*WORK INSTRUCTIONS*: Restate, exactly and without pictures, the lines from the start of the listing below through the line holding "import seaborn as sns".

*DATA SEGMENT*:
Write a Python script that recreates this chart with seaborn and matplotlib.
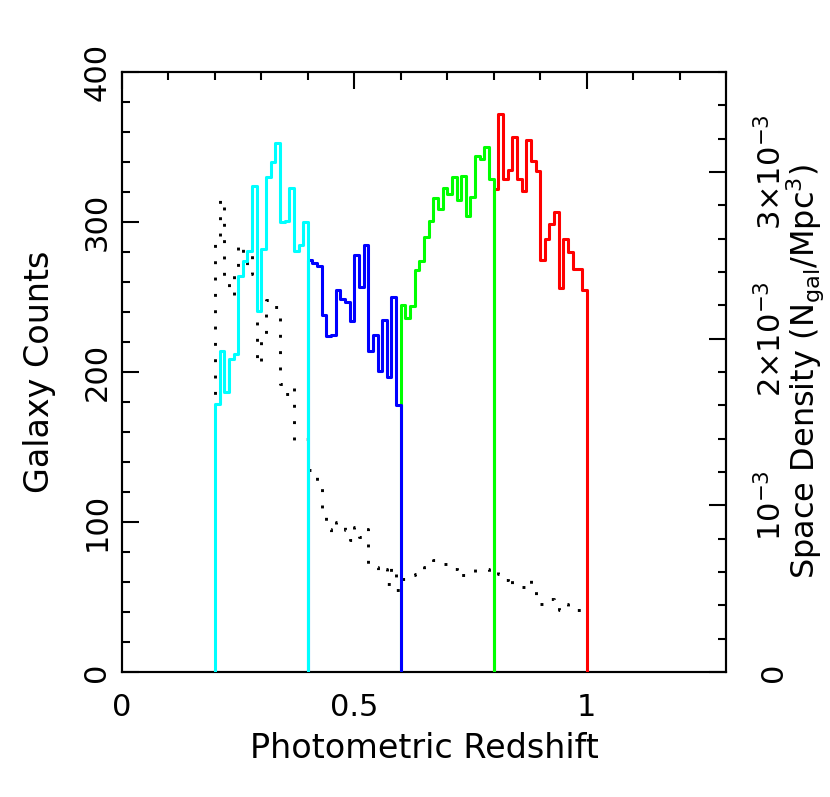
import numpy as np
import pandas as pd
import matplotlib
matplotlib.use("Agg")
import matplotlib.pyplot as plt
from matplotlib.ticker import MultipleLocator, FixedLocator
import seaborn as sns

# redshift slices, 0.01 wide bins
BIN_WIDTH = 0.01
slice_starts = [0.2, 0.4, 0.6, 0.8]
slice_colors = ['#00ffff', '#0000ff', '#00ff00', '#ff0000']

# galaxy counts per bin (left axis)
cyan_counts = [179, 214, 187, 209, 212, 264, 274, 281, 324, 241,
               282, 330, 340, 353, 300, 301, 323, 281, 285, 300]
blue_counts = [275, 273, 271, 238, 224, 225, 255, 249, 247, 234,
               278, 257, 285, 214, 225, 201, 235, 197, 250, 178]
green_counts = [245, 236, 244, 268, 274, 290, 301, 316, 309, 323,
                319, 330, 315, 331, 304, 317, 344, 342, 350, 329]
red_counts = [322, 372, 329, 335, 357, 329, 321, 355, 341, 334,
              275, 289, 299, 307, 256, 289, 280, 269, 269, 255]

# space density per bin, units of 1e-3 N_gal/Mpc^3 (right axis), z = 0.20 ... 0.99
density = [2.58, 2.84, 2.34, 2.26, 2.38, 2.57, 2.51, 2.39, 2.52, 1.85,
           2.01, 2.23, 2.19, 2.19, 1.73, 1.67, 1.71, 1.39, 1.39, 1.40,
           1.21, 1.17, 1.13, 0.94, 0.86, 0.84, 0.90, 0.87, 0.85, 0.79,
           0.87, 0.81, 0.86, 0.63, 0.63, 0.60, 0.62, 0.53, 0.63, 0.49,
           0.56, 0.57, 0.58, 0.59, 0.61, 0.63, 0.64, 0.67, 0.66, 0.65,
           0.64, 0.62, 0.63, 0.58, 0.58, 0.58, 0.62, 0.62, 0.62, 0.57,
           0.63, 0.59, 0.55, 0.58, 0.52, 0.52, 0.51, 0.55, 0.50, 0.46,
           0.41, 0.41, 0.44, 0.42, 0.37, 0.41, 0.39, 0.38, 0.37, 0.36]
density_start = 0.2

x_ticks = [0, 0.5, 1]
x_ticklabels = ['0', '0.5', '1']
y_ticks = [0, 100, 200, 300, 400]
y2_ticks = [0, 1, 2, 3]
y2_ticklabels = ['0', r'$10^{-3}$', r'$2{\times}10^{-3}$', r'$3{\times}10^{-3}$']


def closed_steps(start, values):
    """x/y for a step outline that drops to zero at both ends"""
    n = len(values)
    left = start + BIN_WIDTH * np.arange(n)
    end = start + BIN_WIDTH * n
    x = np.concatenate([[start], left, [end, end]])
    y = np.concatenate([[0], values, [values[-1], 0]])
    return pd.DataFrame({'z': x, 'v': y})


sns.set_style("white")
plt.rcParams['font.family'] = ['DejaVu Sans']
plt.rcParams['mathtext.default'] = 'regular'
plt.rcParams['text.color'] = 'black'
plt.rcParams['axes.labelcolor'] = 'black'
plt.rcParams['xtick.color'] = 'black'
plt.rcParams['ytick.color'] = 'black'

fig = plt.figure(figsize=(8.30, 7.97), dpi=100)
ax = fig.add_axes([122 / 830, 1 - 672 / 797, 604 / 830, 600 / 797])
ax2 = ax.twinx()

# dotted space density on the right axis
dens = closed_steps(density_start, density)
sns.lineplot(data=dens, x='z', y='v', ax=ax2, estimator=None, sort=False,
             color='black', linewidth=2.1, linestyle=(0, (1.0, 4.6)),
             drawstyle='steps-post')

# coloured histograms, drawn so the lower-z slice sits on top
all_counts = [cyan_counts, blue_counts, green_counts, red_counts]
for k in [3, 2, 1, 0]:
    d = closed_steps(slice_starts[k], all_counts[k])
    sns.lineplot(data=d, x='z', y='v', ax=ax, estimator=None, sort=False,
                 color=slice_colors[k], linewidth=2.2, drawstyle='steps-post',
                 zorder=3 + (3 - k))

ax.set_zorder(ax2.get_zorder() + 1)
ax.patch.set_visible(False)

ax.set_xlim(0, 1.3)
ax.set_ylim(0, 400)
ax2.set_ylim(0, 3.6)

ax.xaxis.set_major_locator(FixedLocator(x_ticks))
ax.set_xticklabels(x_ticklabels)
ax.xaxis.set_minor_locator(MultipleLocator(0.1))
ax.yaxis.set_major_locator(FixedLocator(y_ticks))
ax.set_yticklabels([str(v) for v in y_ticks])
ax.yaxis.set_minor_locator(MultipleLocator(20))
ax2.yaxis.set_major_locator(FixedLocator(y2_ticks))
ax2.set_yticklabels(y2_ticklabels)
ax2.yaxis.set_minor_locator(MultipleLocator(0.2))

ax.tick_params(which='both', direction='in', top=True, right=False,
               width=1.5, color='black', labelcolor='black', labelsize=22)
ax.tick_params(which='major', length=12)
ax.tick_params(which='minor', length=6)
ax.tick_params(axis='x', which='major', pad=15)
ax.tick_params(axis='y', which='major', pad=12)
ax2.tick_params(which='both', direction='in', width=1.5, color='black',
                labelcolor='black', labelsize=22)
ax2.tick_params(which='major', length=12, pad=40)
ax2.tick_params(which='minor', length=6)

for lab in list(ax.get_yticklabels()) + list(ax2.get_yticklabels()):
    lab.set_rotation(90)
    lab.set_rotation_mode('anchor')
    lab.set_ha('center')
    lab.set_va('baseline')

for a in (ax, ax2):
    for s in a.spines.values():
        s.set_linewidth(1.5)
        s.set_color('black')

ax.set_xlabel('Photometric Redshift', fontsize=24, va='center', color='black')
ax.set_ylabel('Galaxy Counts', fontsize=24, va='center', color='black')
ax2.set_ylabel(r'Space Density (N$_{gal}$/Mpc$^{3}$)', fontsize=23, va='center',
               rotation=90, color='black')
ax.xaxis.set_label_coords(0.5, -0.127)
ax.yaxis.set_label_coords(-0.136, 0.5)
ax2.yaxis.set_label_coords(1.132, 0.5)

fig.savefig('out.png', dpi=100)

*EXERCISE RESULT*:
Write a Python script that recreates this chart with seaborn and matplotlib.
import numpy as np
import pandas as pd
import matplotlib
matplotlib.use("Agg")
import matplotlib.pyplot as plt
from matplotlib.ticker import MultipleLocator, FixedLocator
import seaborn as sns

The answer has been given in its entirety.